To assess the impact of its current and proposed policies and practices on gender equality.
To implement the actions set out in its scheme within three years, unless it is unreasonable or impracticable to do so.
To report against the scheme every year and review the scheme at least every three years.
The first scheme must be published by 30 April 2007. For more detail on these specific duties and how to meet them, see Chapter 3.
This document contains guidance on how to meet both the general and the specific duties in Chapters 2 and 3. Even if a public authority is not subject to the specific duties (such as public authorities operating solely in Wales), it will still be expected to provide clear evidence of meeting the general duty. The specific duties laid out in Chapter 3 can act as a framework to assist authorities in complying with the general duty.
Why has the gender equality duty been introduced?
The gender equality duty aims to make gender equality central to the way that public authorities work, in order to create:
better-informed decision-making and policy development
a clearer understanding of the needs of service users
better-quality services which meet varied needs
more effective targeting of policy and resources
better results and greater confidence in public services
a more effective use of talent in the workforce.
The duty is intended to address the fact that, despite 30 years of individual legal rights to sex equality, there is still widespread discrimination – sometimes intentional, sometimes unintentional – and persistent gender inequality. Policies and practices that seem neutral can have a significantly different effect on women and on men, often contributing to greater gender inequality and poor policy outcomes. Individual legal rights have not been enough by themselves to change this.
The duty is intended to improve this situation, both for men and for women, for boys and for girls. Gender roles and relationships structure men’s and women’s lives.
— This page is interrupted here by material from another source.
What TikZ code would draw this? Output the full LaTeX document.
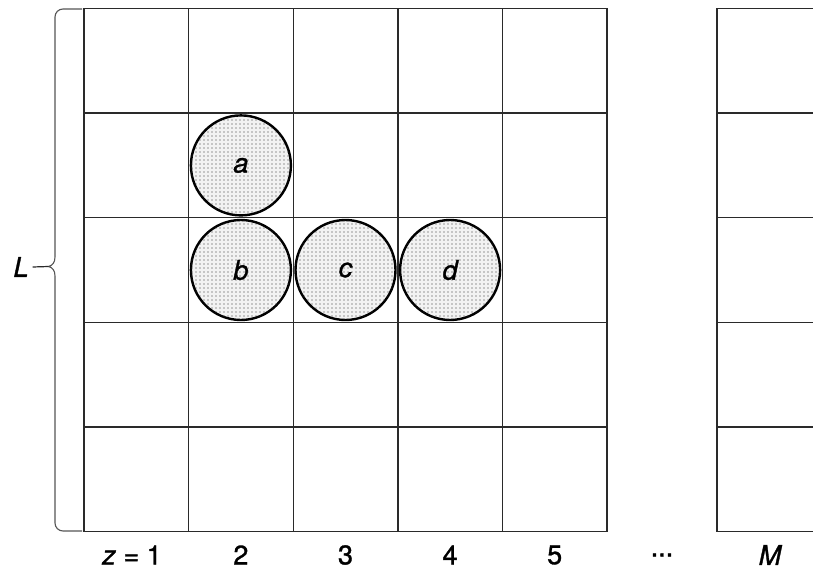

Women are frequently disadvantaged by policies and practices that do not recognise their greater caring responsibilities, the different pattern of their working lives, their more limited access to resources and their greater vulnerability to domestic violence and sexual assault. Men are also disadvantaged by workplace cultures that do not support their family or childcare responsibilities, by family services that assume they have little or no role in parenting, or by health services which do not recognise their different needs. Both sexes suffer from stereotyping of their roles and needs. The duty should help the public sector, and those working with it, to identify and respond to stereotyping, sex discrimination and sexism, resulting in improvements for all.